Results and conclusions: The growth of sowthistle, both in silico and in glasshouse experiments, was reduced most by '99071-1001', a cultivar with a short phyllochron. The second rank of competitive ability belonged to 'Macarena' and 'Bumper', while 'Jimbour' was the least competitive cultivar. The architecture of virtual chickpea plants modified the light inside the canopy, which influenced the growth and development of the sowthistle plants in response to different cultivars. This is the first time that a virtual plant model of a crop-weed interaction has been developed.

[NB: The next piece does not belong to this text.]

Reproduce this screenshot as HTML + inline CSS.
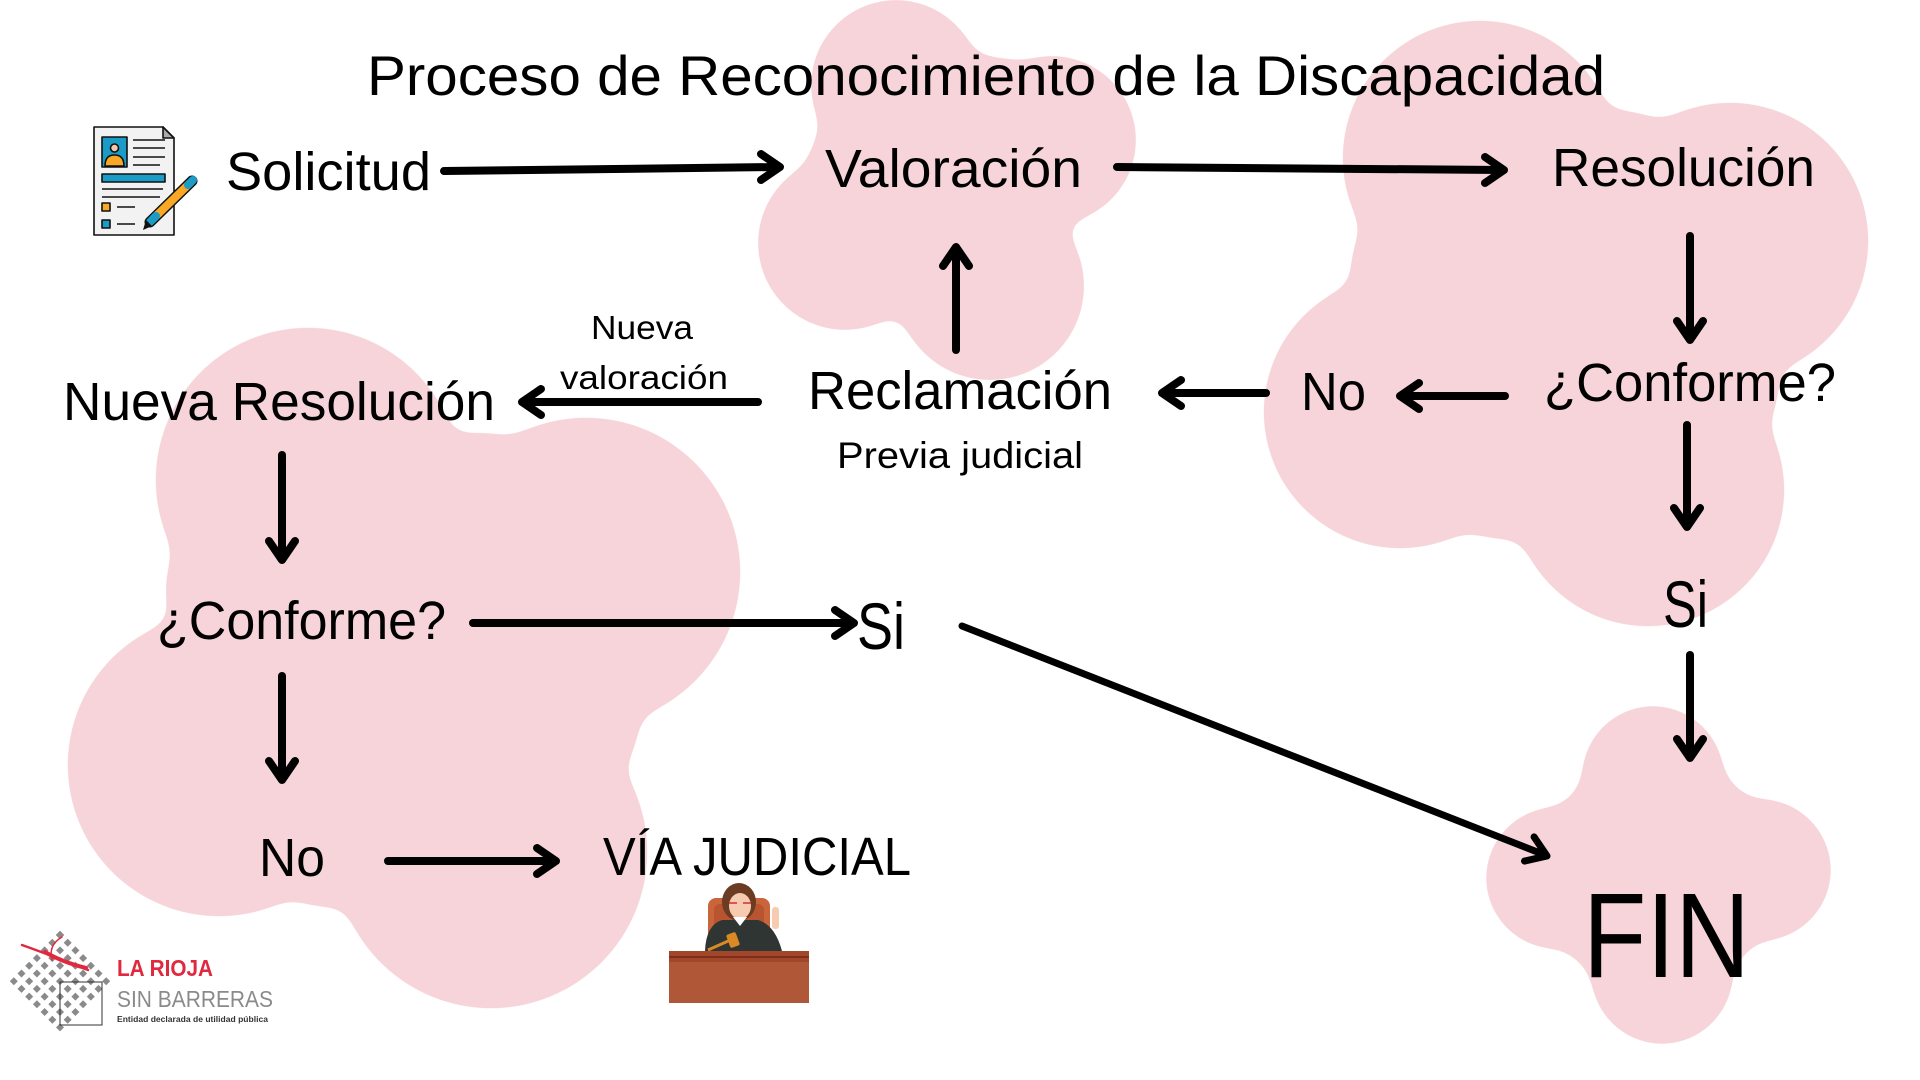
<!DOCTYPE html>
<html>
<head>
<meta charset="utf-8">
<style>
html,body{margin:0;padding:0;background:#fff;}
svg{display:block;}
text{font-family:"Liberation Sans","DejaVu Sans",sans-serif;fill:#000;}
</style>
</head>
<body>
<svg width="1920" height="1080" viewBox="0 0 1920 1080" xmlns="http://www.w3.org/2000/svg">
<defs>
<filter id="goo" x="0" y="0" width="1920" height="1080" filterUnits="userSpaceOnUse" color-interpolation-filters="sRGB">
<feGaussianBlur in="SourceGraphic" stdDeviation="12" result="b"/>
<feColorMatrix in="b" type="matrix" values="0 0 0 0 0.965  0 0 0 0 0.831  0 0 0 0 0.851  0 0 0 40 -20"/>
</filter>
</defs>
<rect width="1920" height="1080" fill="#fff"/>

<!-- Blobs -->
<g filter="url(#goo)" fill="#000">
  <!-- Blob A (Valoración) -->
  <circle cx="896" cy="85" r="86"/>
  <circle cx="1052" cy="140" r="85"/>
  <circle cx="845" cy="243" r="88"/>
  <circle cx="990" cy="286" r="95"/>
  <circle cx="990" cy="122" r="66"/>
  <circle cx="862" cy="165" r="54"/>
  <polygon points="896,85 1052,140 990,286 845,243"/>
  <!-- Blob B (Resolución) -->
  <circle cx="1480" cy="158" r="138"/>
  <circle cx="1730" cy="241" r="139"/>
  <circle cx="1400" cy="412" r="137"/>
  <circle cx="1648" cy="490" r="137"/>
  <circle cx="1620" cy="190" r="80"/>
  <circle cx="1430" cy="270" r="80"/>
  <circle cx="1510" cy="420" r="120"/>
  <circle cx="1690" cy="380" r="90"/>
  <polygon points="1480,158 1730,241 1648,490 1400,412"/>
  <!-- Blob C (Nueva Resolución) -->
  <circle cx="308" cy="480" r="153"/>
  <circle cx="586" cy="572" r="155"/>
  <circle cx="219" cy="765" r="152"/>
  <circle cx="491" cy="852" r="157"/>
  <circle cx="480" cy="530" r="98"/>
  <circle cx="260" cy="590" r="95"/>
  <circle cx="560" cy="720" r="80"/>
  <circle cx="330" cy="820" r="88"/>
  <polygon points="308,480 586,572 491,852 219,765"/>
  <!-- Blob D (FIN) -->
  <circle cx="1653" cy="777" r="72"/>
  <circle cx="1557" cy="878" r="72"/>
  <circle cx="1760" cy="870" r="72"/>
  <circle cx="1662" cy="973" r="72"/>
  <circle cx="1658" cy="875" r="118"/>
</g>

<!-- Arrows -->
<g stroke="#000" stroke-width="8" fill="none" stroke-linecap="round" stroke-linejoin="round">
  <path d="M444 171 L778 167"/><path d="M761 154 L780 167 L761 180"/>
  <path d="M1117 167 L1502 170"/><path d="M1485 157 L1504 170 L1485 183"/>
  <path d="M1690 236 L1690 338"/><path d="M1677 321 L1690 340 L1703 321"/>
  <path d="M1505 396 L1402 396"/><path d="M1419 383 L1400 396 L1419 409"/>
  <path d="M1266 393 L1164 393"/><path d="M1181 380 L1162 393 L1181 406"/>
  <path d="M956 350 L956 249"/><path d="M943 266 L956 247 L969 266"/>
  <path d="M758 402 L524 402"/><path d="M541 389 L522 402 L541 415"/>
  <path d="M282 455 L282 558"/><path d="M269 541 L282 560 L295 541"/>
  <path d="M473 623 L852 623"/><path d="M835 610 L854 623 L835 636"/>
  <path d="M282 676 L282 778"/><path d="M269 761 L282 780 L295 761"/>
  <path d="M388 861 L554 861"/><path d="M537 848 L556 861 L537 874"/>
  <path d="M1687 425 L1687 525"/><path d="M1674 508 L1687 527 L1700 508"/>
  <path d="M1690 655 L1690 756"/><path d="M1677 739 L1690 758 L1703 739"/>
  <path d="M962 626 L1545 855" stroke-width="7"/><path d="M1524.5 861.1 L1547 856 L1534.1 836.9" stroke-width="7"/>
</g>

<!-- Text -->
<text x="367" y="95" font-size="56" textLength="1238" lengthAdjust="spacingAndGlyphs">Proceso de Reconocimiento de la Discapacidad</text>
<text x="226" y="190" font-size="54" textLength="205" lengthAdjust="spacingAndGlyphs">Solicitud</text>
<text x="825" y="187" font-size="54" textLength="257" lengthAdjust="spacingAndGlyphs">Valoración</text>
<text x="1552" y="186" font-size="54" textLength="263" lengthAdjust="spacingAndGlyphs">Resolución</text>
<text x="1544" y="401" font-size="54" textLength="292" lengthAdjust="spacingAndGlyphs">¿Conforme?</text>
<text x="1301" y="410" font-size="54" textLength="65" lengthAdjust="spacingAndGlyphs">No</text>
<text x="808" y="409" font-size="54" textLength="304" lengthAdjust="spacingAndGlyphs">Reclamación</text>
<text x="837" y="468" font-size="37" textLength="246" lengthAdjust="spacingAndGlyphs">Previa judicial</text>
<text x="591" y="339" font-size="33" textLength="102" lengthAdjust="spacingAndGlyphs">Nueva</text>
<text x="560" y="389" font-size="33" textLength="168" lengthAdjust="spacingAndGlyphs">valoración</text>
<text x="63" y="420" font-size="54" textLength="432" lengthAdjust="spacingAndGlyphs">Nueva Resolución</text>
<text x="157" y="639" font-size="54" textLength="289" lengthAdjust="spacingAndGlyphs">¿Conforme?</text>
<text x="857" y="649" font-size="66" textLength="48" lengthAdjust="spacingAndGlyphs">Si</text>
<text x="259" y="876" font-size="54" textLength="66" lengthAdjust="spacingAndGlyphs">No</text>
<text x="603" y="875" font-size="54" textLength="308" lengthAdjust="spacingAndGlyphs">VÍA JUDICIAL</text>
<text x="1663" y="627" font-size="66" textLength="45" lengthAdjust="spacingAndGlyphs">Si</text>
<text x="1583" y="977" font-size="121" textLength="167" lengthAdjust="spacingAndGlyphs">FIN</text>

<!-- Document icon -->
<g stroke="#111" stroke-width="1.6" stroke-linejoin="round">
  <path d="M94 127 L163 127 L174 138 L174 235 L94 235 Z" fill="#F2F2F2"/>
  <path d="M163 127 L163 138 L174 138 Z" fill="#AAAAAA"/>
  <rect x="102" y="137" width="25" height="30" fill="#1A9CC7"/>
  <path d="M105 166 Q105 155 114.5 155 Q124 155 124 166 Z" fill="#F9A826"/>
  <circle cx="114.5" cy="148" r="4" fill="#F6C6A8"/>
  <path d="M133 140 H165 M133 148 H165 M133 157 H165 M133 165 H160" fill="none"/>
  <rect x="102" y="174" width="63" height="8" fill="#1A9CC7"/>
  <path d="M102 189 H163 M102 197 H160" fill="none"/>
  <rect x="102" y="203" width="8" height="8" fill="#F9A826"/>
  <path d="M117 207 H135" fill="none"/>
  <rect x="102" y="220" width="8" height="8" fill="#1A9CC7"/>
  <path d="M117 224 H135" fill="none"/>
</g>
<g stroke-linecap="round">
  <line x1="192" y1="181" x2="150" y2="222" stroke="#111" stroke-width="11"/>
  <line x1="190" y1="183" x2="153" y2="219" stroke="#F9A826" stroke-width="8"/>
  <line x1="193" y1="180" x2="188" y2="185" stroke="#1A9CC7" stroke-width="8"/>
  <line x1="156" y1="216" x2="150" y2="222" stroke="#1A9CC7" stroke-width="8"/>
  <path d="M146 220 L152 226 L143 230 Z" fill="#111"/>
</g>

<!-- Judge icon -->
<g>
  <rect x="708" y="898" width="62" height="54" rx="8" fill="#C9643B"/>
  <rect x="714" y="904" width="50" height="46" rx="6" fill="#B85530"/>
  <ellipse cx="739" cy="902" rx="17" ry="19" fill="#6B3B22"/>
  <path d="M705 951 Q706 925 722 920 L758 920 Q775 925 782 951 Z" fill="#2F3533"/>
  <ellipse cx="740" cy="906" rx="11" ry="13" fill="#F6CBB0"/>
  <path d="M729 903 H737 M743 903 H751" stroke="#D0303A" stroke-width="1.5"/>
  <path d="M733 917 L740 926 L747 917 Z" fill="#fff"/>
  <rect x="772" y="907" width="7" height="22" rx="3" fill="#F6CBB0"/>
  <line x1="708" y1="950" x2="735" y2="938" stroke="#D98A25" stroke-width="3"/>
  <rect x="728" y="933" width="10" height="14" rx="2" fill="#D98A25" transform="rotate(-20 733 940)"/>
  <rect x="669" y="951" width="140" height="52" fill="#B05737"/>
  <rect x="669" y="951" width="140" height="11" fill="#A2472B"/>
  <rect x="669" y="956" width="140" height="2" fill="#7E2F1A"/>
</g>

<!-- Logo -->
<g fill="#8A8A8A">
  <g transform="translate(60 935)">
    <!-- 7x7 grid of diamonds -->
    <g id="row">
      <rect x="-3" y="-3" width="6" height="6" transform="rotate(45)"/>
    </g>
  </g>
</g>
<g fill="#8A8A8A" id="diamonds"></g>
<g fill="#8A8A8A">
  <path d="M60 931 l4 4 l-4 4 l-4 -4 Z M67.7 938.7 l4 4 l-4 4 l-4 -4 Z M75.4 946.4 l4 4 l-4 4 l-4 -4 Z M83.1 954.1 l4 4 l-4 4 l-4 -4 Z M90.8 961.8 l4 4 l-4 4 l-4 -4 Z M98.5 969.5 l4 4 l-4 4 l-4 -4 Z M106.2 977.2 l4 4 l-4 4 l-4 -4 Z"/>
  <path d="M52.3 938.7 l4 4 l-4 4 l-4 -4 Z M60 946.4 l4 4 l-4 4 l-4 -4 Z M67.7 954.1 l4 4 l-4 4 l-4 -4 Z M75.4 961.8 l4 4 l-4 4 l-4 -4 Z M83.1 969.5 l4 4 l-4 4 l-4 -4 Z M90.8 977.2 l4 4 l-4 4 l-4 -4 Z M98.5 984.9 l4 4 l-4 4 l-4 -4 Z"/>
  <path d="M44.6 946.4 l4 4 l-4 4 l-4 -4 Z M52.3 954.1 l4 4 l-4 4 l-4 -4 Z M60 961.8 l4 4 l-4 4 l-4 -4 Z M67.7 969.5 l4 4 l-4 4 l-4 -4 Z M75.4 977.2 l4 4 l-4 4 l-4 -4 Z M83.1 984.9 l4 4 l-4 4 l-4 -4 Z M90.8 992.6 l4 4 l-4 4 l-4 -4 Z"/>
  <path d="M36.9 954.1 l4 4 l-4 4 l-4 -4 Z M44.6 961.8 l4 4 l-4 4 l-4 -4 Z M52.3 969.5 l4 4 l-4 4 l-4 -4 Z M60 977.2 l4 4 l-4 4 l-4 -4 Z M67.7 984.9 l4 4 l-4 4 l-4 -4 Z M75.4 992.6 l4 4 l-4 4 l-4 -4 Z M83.1 1000.3 l4 4 l-4 4 l-4 -4 Z"/>
  <path d="M29.2 961.8 l4 4 l-4 4 l-4 -4 Z M36.9 969.5 l4 4 l-4 4 l-4 -4 Z M44.6 977.2 l4 4 l-4 4 l-4 -4 Z M52.3 984.9 l4 4 l-4 4 l-4 -4 Z M60 992.6 l4 4 l-4 4 l-4 -4 Z M67.7 1000.3 l4 4 l-4 4 l-4 -4 Z M75.4 1008 l4 4 l-4 4 l-4 -4 Z"/>
  <path d="M21.5 969.5 l4 4 l-4 4 l-4 -4 Z M29.2 977.2 l4 4 l-4 4 l-4 -4 Z M36.9 984.9 l4 4 l-4 4 l-4 -4 Z M44.6 992.6 l4 4 l-4 4 l-4 -4 Z M52.3 1000.3 l4 4 l-4 4 l-4 -4 Z M60 1008 l4 4 l-4 4 l-4 -4 Z M67.7 1015.7 l4 4 l-4 4 l-4 -4 Z"/>
  <path d="M13.8 977.2 l4 4 l-4 4 l-4 -4 Z M21.5 984.9 l4 4 l-4 4 l-4 -4 Z M29.2 992.6 l4 4 l-4 4 l-4 -4 Z M36.9 1000.3 l4 4 l-4 4 l-4 -4 Z M44.6 1008 l4 4 l-4 4 l-4 -4 Z M52.3 1015.7 l4 4 l-4 4 l-4 -4 Z M60 1023.4 l4 4 l-4 4 l-4 -4 Z"/>
</g>
<rect x="60" y="982" width="42" height="43" fill="none" stroke="#333" stroke-width="1"/>
<g stroke="#E0293F" fill="none" stroke-linecap="round">
  <path d="M22 945 Q50 955 88 970" stroke-width="2.5"/>
  <path d="M45 952 Q62 962 86 968" stroke-width="4"/>
  <path d="M62 937 Q48 945 52 960" stroke-width="1.5"/>
</g>
<text x="117" y="976" font-size="23" font-weight="bold" textLength="96" lengthAdjust="spacingAndGlyphs" style="fill:#E0293F">LA RIOJA</text>
<text x="117" y="1007" font-size="23" textLength="156" lengthAdjust="spacingAndGlyphs" style="fill:#8A8A8A">SIN BARRERAS</text>
<text x="117" y="1022" font-size="8.5" font-weight="bold" textLength="151" lengthAdjust="spacingAndGlyphs" style="fill:#333">Entidad declarada de utilidad pública</text>
</svg>
</body>
</html>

This virtual plant model can serve as a platform for a broad range of applications in the study of chickpea-weed interactions and their environment.

Fig. 1.

Side view of a virtual chickpea plant 15 and 60 d after germination, with the in silico thermal time set to 20 °C per day.

Fig. 2.

The communication of the two virtual plant models with the QMC light-environment model. Information on polygon positions (chickpea leaflets and sowthistle sensor) is passed to the QMC light-environment model (1), which calculates light availability for a virtual sensor at the sowthistle location (2); information is transmitted to the sowthistle through the virtual sensor (3).

Fig. 3.

Visualizations taken from the CLES model, showing the effect of the different chickpea cultivars (green) or full light on sowthistle (red) over time. The plants on the left are at 40 d after germination and those on the right are at 70 d. The average in silico temperature was set to 20 °C per day.

Fig. 4.

Observed and simulated sowthistle bolting time (growing degree-days, GGD) as affected by different chickpea cultivars and full light. Values are means ± s.e.

Fig. 5.

Observed and simulated sowthistle growth index (SGI) as affected by different chickpea cultivars and full light. Values are means ± s.e.

Fig. 6.

The simulated height (70 d after germination) of sowthistle when growing with different types of chickpea architecture in the CLES model. R, reference line; treatment numbers indicate different simulated architectures as shown in Table 2.